**Dataset extract:**
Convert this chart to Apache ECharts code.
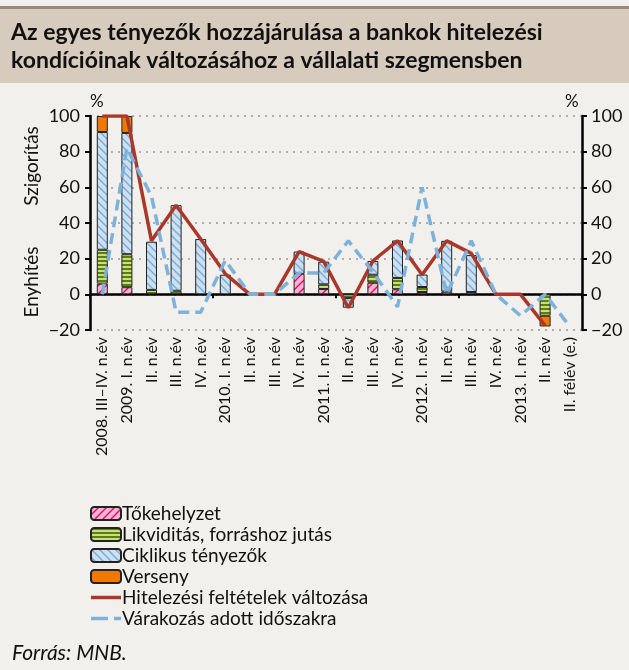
<!DOCTYPE html>
<html>
<head>
<meta charset="utf-8">
<script src="https://cdn.jsdelivr.net/npm/echarts@6/dist/echarts.min.js"></script>
<style>
  html, body { margin: 0; padding: 0; background: #f2f0ed; }
  #chart { width: 629px; height: 670px; }
</style>
</head>
<body>
<div id="chart"></div>
<script>
  // kategóriák (negyedévek)
  const categories = ['2008. III–IV. n.év', '2009. I. n.év', 'II. n.év', 'III. n.év', 'IV. n.év',
    '2010. I. n.év', 'II. n.év', 'III. n.év', 'IV. n.év', '2011. I. n.év', 'II. n.év', 'III. n.év',
    'IV. n.év', '2012. I. n.év', 'II. n.év', 'III. n.év', 'IV. n.év', '2013. I. n.év', 'II. n.év',
    'II. félév (e.)']
  const tokehelyzet = [6, 4, null, null, null, null, null, null, 11.5, 3, null, 6.5, 2.8, 1.3, 1.5, 1.3, null, null, null, null]
  const likviditas = [19, 18.5, 2.5, 2, null, null, null, null, null, 2.6, -2, 4.5, 6.4, 2.8, null, null, null, null, -12, null]
  const ciklikus = [66, 68, 27, 48, 31, 11, null, null, 12.5, 12.7, -5.5, 7.7, 21, 7, 28.5, 20.7, null, null, null, null]
  const verseny = [9, 9.5, null, null, null, null, null, null, null, null, null, null, null, null, null, null, null, null, -6, null]
  const hitelezesi = [100, 100, 30, 50, 31, 11.5, 0, 0, 24, 18.5, -7.5, 18.7, 30, 11, 30, 23, 0, 0, -17.5, null]
  const varakozas = [0, 82, 55, -10, -10, 19, 0, 0, 12, 12, 30, 12.5, -7, 60, 0, 30, 0, -12, 0, -18]

  const FONT = 'Lato'

  // mintázott kitöltés canvasból
  function pattern (bg, fg, kind) {
    let c = document.createElement('canvas')
    c.width = 8
    c.height = 8
    let ctx = c.getContext('2d')
    ctx.fillStyle = bg
    ctx.fillRect(0, 0, 8, 8)
    ctx.strokeStyle = fg
    ctx.lineWidth = 1.3
    ctx.beginPath()
    if (kind === 'up') {
      ctx.moveTo(-2, 10); ctx.lineTo(10, -2)
      ctx.moveTo(-2, 2); ctx.lineTo(2, -2)
      ctx.moveTo(6, 10); ctx.lineTo(10, 6)
    } else if (kind === 'down') {
      ctx.moveTo(-2, -2); ctx.lineTo(10, 10)
      ctx.moveTo(-2, 6); ctx.lineTo(2, 10)
      ctx.moveTo(6, -2); ctx.lineTo(10, 2)
    } else {
      ctx.lineWidth = 2
      ctx.moveTo(0, 1); ctx.lineTo(8, 1)
      ctx.moveTo(0, 5); ctx.lineTo(8, 5)
    }
    ctx.stroke()
    return {image: c, repeat: 'repeat'}
  }

  const chart = echarts.init(document.getElementById('chart'), null, {renderer: 'canvas'})

  const barBase = {
    type: 'bar',
    stack: 'f',
    barWidth: 11,
    xAxisIndex: 0,
    yAxisIndex: 0
  }
  const fmt = v => v < 0 ? '−' + Math.abs(v) : v

  chart.setOption({
    backgroundColor: '#f2f0ed',
    animation: false,
    textStyle: {fontFamily: FONT},
    grid: {left: 90, right: 47, top: 116, bottom: 340},
    graphic: [
      {type: 'rect', shape: {x: 0, y: 6, width: 629, height: 3}, style: {fill: '#9c8a76'}},
      {type: 'rect', shape: {x: 0, y: 9, width: 629, height: 74}, style: {fill: '#d6cbbd'}},
      {type: 'text', left: 11, top: 19, style: {text: 'Az egyes tényezők hozzájárulása a bankok hitelezési\nkondícióinak változásához a vállalati szegmensben',
        font: 'bold 23px ' + FONT, fill: '#111', lineHeight: 28}},
      {type: 'text', left: 90, top: 93, style: {text: '%', font: '17px ' + FONT, fill: '#111'}},
      {type: 'text', left: 565, top: 93, style: {text: '%', font: '17px ' + FONT, fill: '#111'}},
      {type: 'text', x: 22, y: 166, rotation: Math.PI / 2, style: {text: 'Szigorítás', font: '19px ' + FONT, fill: '#111', align: 'center', verticalAlign: 'top'}},
      {type: 'text', x: 22, y: 282, rotation: Math.PI / 2, style: {text: 'Enyhítés', font: '19px ' + FONT, fill: '#111', align: 'center', verticalAlign: 'top'}},
      {type: 'text', left: 12, top: 643, style: {text: 'Forrás: MNB.', font: 'italic 21px ' + FONT, fill: '#111'}}
    ],
    legend: {
      orient: 'vertical',
      left: 90,
      top: 504,
      padding: 0,
      itemWidth: 30,
      itemHeight: 13,
      itemGap: 2,
      textStyle: {fontSize: 19, color: '#111', fontFamily: FONT, padding: [0, 0, 0, -4]},
      data: ['Tőkehelyzet', 'Likviditás, forráshoz jutás', 'Ciklikus tényezők', 'Verseny',
        {name: 'Hitelezési feltételek változása', icon: 'path://M0,0L30,0L30,3.5L0,3.5Z',
          itemStyle: {color: '#a9382b'}},
        {name: 'Várakozás adott időszakra', icon: 'path://M0,0L17,0L17,3.5L0,3.5ZM23,0L30,0L30,3.5L23,3.5Z',
          itemStyle: {color: '#7db2db'}}]
    },
    xAxis: [
      {
        type: 'category',
        data: categories,
        position: 'bottom',
        axisLine: {onZero: true, lineStyle: {color: '#000', width: 2.5}},
        axisTick: {show: true, length: 4, lineStyle: {color: '#000', width: 2}},
        axisLabel: {show: false}
      },
      {
        type: 'category',
        data: categories,
        position: 'bottom',
        axisLine: {show: false, onZero: false},
        axisTick: {show: false},
        axisLabel: {rotate: 90, fontSize: 16, color: '#111', margin: 7, fontFamily: FONT, interval: 0}
      }
    ],
    yAxis: [
      {
        type: 'value', min: -20, max: 100, interval: 20, position: 'left',
        axisLine: {show: true, lineStyle: {color: '#000', width: 2.5}},
        axisTick: {show: true, length: 5, lineStyle: {color: '#000', width: 2}},
        axisLabel: {fontSize: 18, color: '#111', margin: 10, fontFamily: FONT, formatter: fmt},
        splitLine: {lineStyle: {color: '#999', type: [2, 5], width: 1.5}}
      },
      {
        type: 'value', min: -20, max: 100, interval: 20, position: 'right',
        axisLine: {show: true, lineStyle: {color: '#000', width: 2.5}},
        axisTick: {show: true, length: 5, lineStyle: {color: '#000', width: 2}},
        axisLabel: {fontSize: 18, color: '#111', margin: 9, fontFamily: FONT, formatter: fmt},
        splitLine: {show: false}
      }
    ],
    series: [
      Object.assign({}, barBase, {name: 'Tőkehelyzet', data: tokehelyzet,
        itemStyle: {color: pattern('#f5b5cd', '#e2007a', 'up'), borderColor: '#222', borderWidth: 1}}),
      Object.assign({}, barBase, {name: 'Likviditás, forráshoz jutás', data: likviditas,
        itemStyle: {color: pattern('#c8dc8e', '#5f7f00', 'h'), borderColor: '#222', borderWidth: 1}}),
      Object.assign({}, barBase, {name: 'Ciklikus tényezők', data: ciklikus,
        itemStyle: {color: pattern('#cce0f1', '#74a9d6', 'down'), borderColor: '#222', borderWidth: 1}}),
      Object.assign({}, barBase, {name: 'Verseny', data: verseny,
        itemStyle: {color: '#f07800', borderColor: '#222', borderWidth: 1}}),
      {
        name: 'Hitelezési feltételek változása', type: 'line', data: hitelezesi, symbol: 'none', z: 5,
        lineStyle: {color: '#a9382b', width: 3.5}, itemStyle: {color: '#a9382b'}
      },
      {
        name: 'Várakozás adott időszakra', type: 'line', data: varakozas, symbol: 'none', z: 6,
        lineStyle: {color: '#7db2db', width: 3.5, type: [11, 6]}, itemStyle: {color: '#7db2db'}
      }
    ]
  })
</script>
</body>
</html>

**To do:** Please restate the material above line by line, exactly, beginning at its first line and ending with the line that contains "-12, 0, -18]", without any pictures.

**Answer below:**
Convert this chart to Apache ECharts code.
<!DOCTYPE html>
<html>
<head>
<meta charset="utf-8">
<script src="https://cdn.jsdelivr.net/npm/echarts@6/dist/echarts.min.js"></script>
<style>
  html, body { margin: 0; padding: 0; background: #f2f0ed; }
  #chart { width: 629px; height: 670px; }
</style>
</head>
<body>
<div id="chart"></div>
<script>
  // kategóriák (negyedévek)
  const categories = ['2008. III–IV. n.év', '2009. I. n.év', 'II. n.év', 'III. n.év', 'IV. n.év',
    '2010. I. n.év', 'II. n.év', 'III. n.év', 'IV. n.év', '2011. I. n.év', 'II. n.év', 'III. n.év',
    'IV. n.év', '2012. I. n.év', 'II. n.év', 'III. n.év', 'IV. n.év', '2013. I. n.év', 'II. n.év',
    'II. félév (e.)']
  const tokehelyzet = [6, 4, null, null, null, null, null, null, 11.5, 3, null, 6.5, 2.8, 1.3, 1.5, 1.3, null, null, null, null]
  const likviditas = [19, 18.5, 2.5, 2, null, null, null, null, null, 2.6, -2, 4.5, 6.4, 2.8, null, null, null, null, -12, null]
  const ciklikus = [66, 68, 27, 48, 31, 11, null, null, 12.5, 12.7, -5.5, 7.7, 21, 7, 28.5, 20.7, null, null, null, null]
  const verseny = [9, 9.5, null, null, null, null, null, null, null, null, null, null, null, null, null, null, null, null, -6, null]
  const hitelezesi = [100, 100, 30, 50, 31, 11.5, 0, 0, 24, 18.5, -7.5, 18.7, 30, 11, 30, 23, 0, 0, -17.5, null]
  const varakozas = [0, 82, 55, -10, -10, 19, 0, 0, 12, 12, 30, 12.5, -7, 60, 0, 30, 0, -12, 0, -18]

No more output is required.